Accuracy in Media

The headline said, “FBI Is Casting A Wider Net in Anthrax Attacks.” The article in the Washington Post was basically an admission that, five years after the fact, the FBI completely botched the case of the post 9/11 anthrax letters. We’ve been after the FBI to change course for years, noting the complete lack of evidence against “person of interest” Steven Hatfill and the circumstantial evidence suggesting al Qaeda was behind the attacks.

The story by Allan Lengel and Joby Warrick tried to put the best face on the FBI’s incompetence by suggesting the bureau was merely reacting to new developments in the case.

The Post said, “What was initially described as a near-military-grade biological weapon was ultimately found to have had a more ordinary pedigree, containing no additives and no signs of special processing to make the anthrax bacteria more deadly, law enforcement officials confirmed. In addition, the strain of anthrax used in the attacks has turned out to be more common than was initially believed, the officials said.”

None of this should be a surprise.

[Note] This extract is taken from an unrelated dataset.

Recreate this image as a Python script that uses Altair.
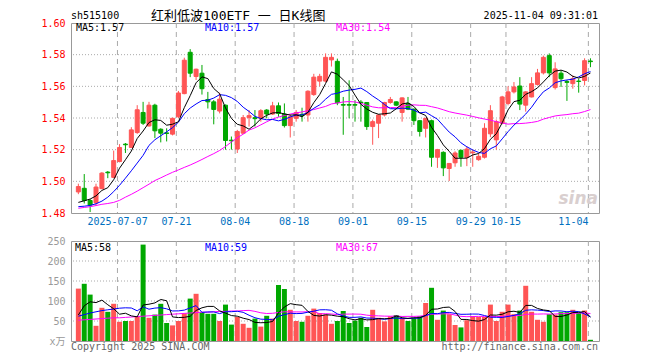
import altair as alt
import pandas as pd
import numpy as np

# ---------------- data ----------------
opens = [1.4933, 1.4956, 1.4879, 1.4864, 1.4954, 1.5058, 1.5025, 1.5125, 1.5235, 1.5214,
         1.5308, 1.5435, 1.5350, 1.5481, 1.5329, 1.5306, 1.5298, 1.5408, 1.5554, 1.5815,
         1.5662, 1.5683, 1.5517, 1.5502, 1.5444, 1.5481, 1.5260, 1.5204, 1.5304, 1.5402,
         1.5402, 1.5398, 1.5450, 1.5425, 1.5477, 1.5425, 1.5352, 1.5398, 1.5423, 1.5419,
         1.5548, 1.5633, 1.5633, 1.5767, 1.5758, 1.5485, 1.5485, 1.5485, 1.5500, 1.5498,
         1.5346, 1.5367, 1.5419, 1.5498, 1.5502, 1.5435, 1.5492, 1.5456, 1.5383, 1.5335,
         1.5383, 1.5152, 1.5183, 1.5081, 1.5117, 1.5196, 1.5152, 1.5180, 1.5137, 1.5152,
         1.5300, 1.5262, 1.5367, 1.5492, 1.5565, 1.5602, 1.5481, 1.5533, 1.5612, 1.5685,
         1.5794, 1.5592, 1.5683, 1.5630, 1.5617, 1.5633, 1.5637, 1.5760]
highs = [1.4985, 1.5046, 1.4888, 1.4985, 1.5058, 1.5065, 1.5194, 1.5235, 1.5242, 1.5342,
         1.5481, 1.5502, 1.5502, 1.5490, 1.5335, 1.5335, 1.5402, 1.5571, 1.5781, 1.5835,
         1.5712, 1.5735, 1.5565, 1.5513, 1.5560, 1.5485, 1.5283, 1.5325, 1.5419, 1.5450,
         1.5450, 1.5456, 1.5456, 1.5502, 1.5498, 1.5492, 1.5423, 1.5450, 1.5465, 1.5575,
         1.5679, 1.5679, 1.5808, 1.5808, 1.5775, 1.5533, 1.5638, 1.5513, 1.5513, 1.5500,
         1.5390, 1.5425, 1.5502, 1.5533, 1.5505, 1.5530, 1.5533, 1.5460, 1.5385, 1.5400,
         1.5390, 1.5205, 1.5190, 1.5115, 1.5190, 1.5200, 1.5221, 1.5200, 1.5175, 1.5367,
         1.5481, 1.5390, 1.5540, 1.5600, 1.5627, 1.5658, 1.5570, 1.5658, 1.5710, 1.5794,
         1.5808, 1.5752, 1.5700, 1.5640, 1.5669, 1.5648, 1.5777, 1.5777]
lows = [1.4919, 1.4860, 1.4806, 1.4846, 1.4950, 1.5020, 1.5022, 1.5120, 1.5179, 1.5210,
        1.5300, 1.5356, 1.5345, 1.5273, 1.5246, 1.5252, 1.5290, 1.5400, 1.5550, 1.5658,
        1.5640, 1.5548, 1.5460, 1.5360, 1.5429, 1.5200, 1.5200, 1.5179, 1.5300, 1.5346,
        1.5346, 1.5377, 1.5398, 1.5419, 1.5408, 1.5340, 1.5277, 1.5377, 1.5377, 1.5377,
        1.5540, 1.5600, 1.5625, 1.5725, 1.5481, 1.5294, 1.5398, 1.5377, 1.5377, 1.5325,
        1.5231, 1.5273, 1.5410, 1.5490, 1.5475, 1.5377, 1.5450, 1.5356, 1.5283, 1.5277,
        1.5092, 1.5085, 1.5033, 1.5002, 1.5092, 1.5092, 1.5096, 1.5092, 1.5130, 1.5144,
        1.5279, 1.5200, 1.5360, 1.5480, 1.5555, 1.5450, 1.5440, 1.5530, 1.5605, 1.5675,
        1.5658, 1.5580, 1.5596, 1.5508, 1.5585, 1.5560, 1.5606, 1.5721]
closes = [1.4967, 1.4879, 1.4850, 1.4964, 1.5052, 1.5054, 1.5131, 1.5214, 1.5231, 1.5325,
          1.5452, 1.5367, 1.5481, 1.5319, 1.5304, 1.5302, 1.5398, 1.5558, 1.5765, 1.5683,
          1.5708, 1.5585, 1.5502, 1.5454, 1.5519, 1.5258, 1.5256, 1.5315, 1.5402, 1.5415,
          1.5396, 1.5446, 1.5425, 1.5477, 1.5429, 1.5352, 1.5408, 1.5435, 1.5415, 1.5569,
          1.5658, 1.5663, 1.5783, 1.5783, 1.5496, 1.5481, 1.5481, 1.5481, 1.5495, 1.5346,
          1.5377, 1.5419, 1.5498, 1.5517, 1.5481, 1.5527, 1.5456, 1.5383, 1.5315, 1.5398,
          1.5152, 1.5200, 1.5085, 1.5113, 1.5179, 1.5152, 1.5204, 1.5185, 1.5158, 1.5335,
          1.5446, 1.5377, 1.5533, 1.5565, 1.5596, 1.5488, 1.5565, 1.5617, 1.5685, 1.5783,
          1.5685, 1.5710, 1.5648, 1.5625, 1.5648, 1.5631, 1.5762, 1.5756]
volumes = [131, 143, 116, 38, 83, 73, 93, 48, 50, 50,
           61, 241, 58, 66, 93, 45, 39, 50, 69, 106,
           118, 72, 68, 68, 50, 91, 41, 60, 43, 33,
           56, 36, 63, 56, 140, 130, 78, 50, 48, 63,
           81, 70, 66, 43, 50, 75, 45, 51, 58, 35,
           78, 58, 49, 62, 65, 57, 50, 57, 62, 95,
           133, 53, 76, 67, 40, 34, 52, 62, 60, 60,
           91, 50, 73, 91, 67, 76, 138, 73, 53, 48,
           67, 66, 72, 72, 78, 70, 76, 3]

# moving-average values at the left edge (they depend on days before the chart)
ma5_head = [1.4867, 1.4877, 1.4888, 1.4908]
ma10_head = [1.4840, 1.4843, 1.4848, 1.4858, 1.4875, 1.4900, 1.4935, 1.4975, 1.5020]
ma30_head = [1.4830, 1.4835, 1.4840, 1.4847, 1.4855, 1.4860, 1.4867, 1.4880, 1.4900, 1.4918,
             1.4938, 1.4960, 1.4982, 1.5005, 1.5022, 1.5040, 1.5057, 1.5072, 1.5088, 1.5103,
             1.5120, 1.5138, 1.5157, 1.5175, 1.5195, 1.5220, 1.5248, 1.5275, 1.5298]
vma5_head = [65, 88, 98, 96]
vma10_head = [62, 66, 70, 73, 76, 78, 80, 82, 83]
vma30_head = [52, 53, 54, 55, 56, 57, 58, 58, 59, 60, 61, 62, 63, 64, 65, 66, 67, 68, 69, 70,
              71, 72, 72, 73, 74, 74, 75, 75, 76]

tick_idx = [7, 17, 27, 37, 47, 57, 67, 73, 87]
tick_labels = ["2025-07-07", "07-21", "08-04", "08-18", "09-01", "09-15", "09-29", "10-15", "11-04"]
price_levels = [1.48, 1.50, 1.52, 1.54, 1.56, 1.58, 1.60]
vol_levels = [0, 50, 100, 150, 200, 250]

# ---------------- frame ----------------
n = len(closes)
df = pd.DataFrame({"i": np.arange(n), "open": opens, "high": highs, "low": lows,
                   "close": closes, "vol": volumes})
df["dir"] = np.where(df["close"] >= df["open"], "up", "down")


def ma(series, k, head):
    s = pd.Series(series, dtype=float).rolling(k).mean()
    s.iloc[:len(head)] = head
    return s.values


df["ma5"] = ma(closes, 5, ma5_head)
df["ma10"] = ma(closes, 10, ma10_head)
df["ma30"] = ma(closes, 30, ma30_head)
df["vma5"] = ma(volumes, 5, vma5_head)
df["vma10"] = ma(volumes, 10, vma10_head)
df["vma30"] = ma(volumes, 30, vma30_head)

ticks = pd.DataFrame({"i": tick_idx, "label": tick_labels})

RED = "#ff5555"
GREEN = "#00a800"
GRID = "#aaaaaa"
MONO = "DejaVu Sans Mono"
CJK = "DejaVu Sans Mono, Noto Sans CJK SC"
W, HP, HV = 528, 190, 100

xs = alt.Scale(domain=[-0.4, n - 0.4], nice=False, zero=False)
ps = alt.Scale(domain=[1.48, 1.60], nice=False, zero=False)
vs = alt.Scale(domain=[0, 250], nice=False)
X = alt.X("i:Q", scale=xs, axis=None)
dir_scale = alt.Scale(domain=["up", "down"], range=[RED, GREEN])
col = alt.Color("dir:N", scale=dir_scale, legend=None)

price_axis = alt.Axis(values=price_levels, format=".2f", title=None, grid=False, ticks=False,
                      tickSize=0, domain=False, labelColor="#ff0000", labelFont=MONO,
                      labelFontSize=10, labelPadding=6)
vol_axis = alt.Axis(values=vol_levels, title=None, grid=False, ticks=False, tickSize=0,
                    domain=False, labelColor="#999999", labelFont=CJK, labelFontSize=10,
                    labelPadding=6, labelExpr="datum.value == 0 ? 'x万' : datum.label")


def PY(field):
    return alt.Y(field, scale=ps, axis=price_axis)


def VY(field):
    return alt.Y(field, scale=vs, axis=vol_axis)


def label(t, x, y, color="black", size=10, align="left", font=MONO, **kw):
    return alt.Chart(pd.DataFrame({"t": [t]})).mark_text(
        x=x, y=y, align=align, baseline="middle", color=color, fontSize=size, font=font, **kw
    ).encode(text="t:N")


base = alt.Chart(df)

# ---------------- price panel ----------------
hgrid = alt.Chart(pd.DataFrame({"v": price_levels[1:-1]})).mark_rule(
    color=GRID, strokeDash=[1, 2], strokeWidth=1).encode(y=PY("v:Q"))
vgrid = alt.Chart(ticks).mark_rule(color=GRID, strokeDash=[5, 4], strokeWidth=1, xOffset=-2.1).encode(x=X)
dates_main = alt.Chart(ticks).transform_filter(f"datum.i < {n - 1}").mark_text(
    y=HP + 9, baseline="middle", align="center", color="#0070c0", font=MONO, fontSize=10, xOffset=-2
).encode(x=X, text="label:N")
dates_last = alt.Chart(ticks).transform_filter(f"datum.i >= {n - 1}").mark_text(
    y=HP + 9, baseline="middle", align="right", color="#0070c0", font=MONO, fontSize=10, xOffset=-2
).encode(x=X, text="label:N")

wicks = base.mark_rule(strokeWidth=1).encode(x=X, y=PY("low:Q"), y2="high:Q", color=col)
bodies = base.mark_bar(size=4, strokeWidth=1).encode(
    x=X, y=PY("open:Q"), y2="close:Q", fill=col,
    stroke=alt.Stroke("dir:N", scale=dir_scale, legend=None))
ma5_line = base.mark_line(color="black", strokeWidth=1).encode(x=X, y=PY("ma5:Q"))
ma10_line = base.mark_line(color="#0000ff", strokeWidth=1).encode(x=X, y=PY("ma10:Q"))
ma30_line = base.mark_line(color="#ff00ff", strokeWidth=1).encode(x=X, y=PY("ma30:Q"))

anchor = alt.Chart(pd.DataFrame({"a": [0]})).mark_rect(opacity=0).encode(
    x=alt.value(-62), x2=alt.value(0), y=alt.value(-14), y2=alt.value(0))

price = alt.layer(
    hgrid, anchor, vgrid, dates_main, dates_last, wicks, bodies, ma30_line, ma10_line, ma5_line,
    label("sh515100", 0, -7.5),
    label("红利低波100ETF 一 日K线图", 80, -7.5, size=13, font=CJK),
    label("2025-11-04 09:31:01", W - 1, -7.5, align="right"),
    label("MA5:1.57", 5, 5),
    label("MA10:1.57", 134, 5, color="#0000ff"),
    label("MA30:1.54", 265, 5, color="#ff00ff"),
    label("sina", W - 1, HP - 14, color="#d9cfcf", size=17, align="right",
          font="DejaVu Sans", fontStyle="italic", fontWeight="bold"),
).properties(width=W, height=HP)

# ---------------- volume panel ----------------
vhgrid = alt.Chart(pd.DataFrame({"v": vol_levels[1:-1]})).mark_rule(
    color=GRID, strokeDash=[1, 2], strokeWidth=1).encode(y=VY("v:Q"))
vvgrid = alt.Chart(ticks).mark_rule(color=GRID, strokeDash=[5, 4], strokeWidth=1, xOffset=-2.1).encode(x=X)
vbars = base.mark_bar(size=5).encode(x=X, y=VY("vol:Q"), color=col)
vma5_line = base.mark_line(color="black", strokeWidth=1).encode(x=X, y=VY("vma5:Q"))
vma10_line = base.mark_line(color="#0000ff", strokeWidth=1).encode(x=X, y=VY("vma10:Q"))
vma30_line = base.mark_line(color="#ff00ff", strokeWidth=1).encode(x=X, y=VY("vma30:Q"))

volume = alt.layer(
    vhgrid, vvgrid, vbars, vma30_line, vma10_line, vma5_line,
    label("MA5:58", 4, 6.5),
    label("MA10:59", 134, 6.5, color="#0000ff"),
    label("MA30:67", 265, 6.5, color="#ff00ff"),
    label("Copyright 2025 SINA.COM", 0, HV + 5.5, color="#666666"),
    label("http://finance.sina.com.cn", W - 1, HV + 5.5, color="#666666", align="right"),
).properties(width=W, height=HV)

chart = alt.vconcat(price, volume, spacing=28, bounds="flush").properties(
    padding=0, background="white"
).configure_view(stroke="#999999", strokeWidth=1)

chart.save("out.html", embed_options={"renderer": "svg", "actions": False})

The FBI allowed itself to be misled from the start, acting on disinformation being fed to it by liberal Senators and left-wing activists anxious to find a right-winger to blame.

The Post added, “In interviews and a recently published scientific article, law enforcement authorities have acknowledged that much of the conventional wisdom about the attacks turned out to be wrong.”

That conventional wisdom had been featured in such newspapers as the Washington Post and New York Times.

AIM, by contrast, had publicized evidence of an al-Qaeda link to the attacks. One of our articles appeared as far back as August 2002. We noted, “The anthrax letters praised Allah, and [lead 9/11 hijacker] Atta was spotted a few days before the assault in a Palm Beach, Florida, pharmacy getting medication for his hands, which had become red and swollen. Another hijacker, Ahmed Alhaznawi, who lived and trained as a pilot in Florida where the anthrax attacks began, went to the Holy Cross hospital in Fort Lauderdale complaining of a nasty leg lesion that could have been caused by anthrax. Yet FBI officials have dismissed this evidence.”

The Post story admitted that “?the particular strain of anthrax used in the attacks has turned to out to be a less significant clue than first believed. The highly virulent Ames strain was first isolated in the United States and was the basis for the anthrax weapons formerly created by the United States. The use of the Ames strain in the 2001 attack was initially seen as a strong clue linking the terrorist to the U.S. biodefense network.

“But the more the FBI investigated, the more ubiquitous the Ames strain seemed, appearing in labs around the world including nations of the former Soviet Union.”

In his September 6 speech about the interrogation and detention of al Qaeda terrorists, President Bush acknowledged, for the first time, that the terrorists had an anthrax program.

He said, “KSM [Khalid Sheikh Mohammed] also provided vital information on al Qaeda’s efforts to obtain biological weapons. During questioning, KSM admitted that he had met three individuals involved in al Qaeda’s efforts to produce anthrax, a deadly biological agent-and he identified one of the individuals as a terrorist named Yazid. KSM apparently believed we already had this information, because Yazid had been captured and taken into foreign custody before KSM’s arrest. In fact, we did not know about Yazid’s role in al Qaeda’s anthrax program. Information from Yazid then helped lead to the capture of his two principal assistants in the anthrax program. Without the information provided by KSM and Yazid, we might not have uncovered this al-Qaeda biological weapons program, or stopped this al-Qaeda cell from developing anthrax for attacks against the United States.”

It looks like another al-Qaeda cell carried out the post-9/11 anthrax attacks.

Unfortunately, the FBI doesn’t know who or where they are.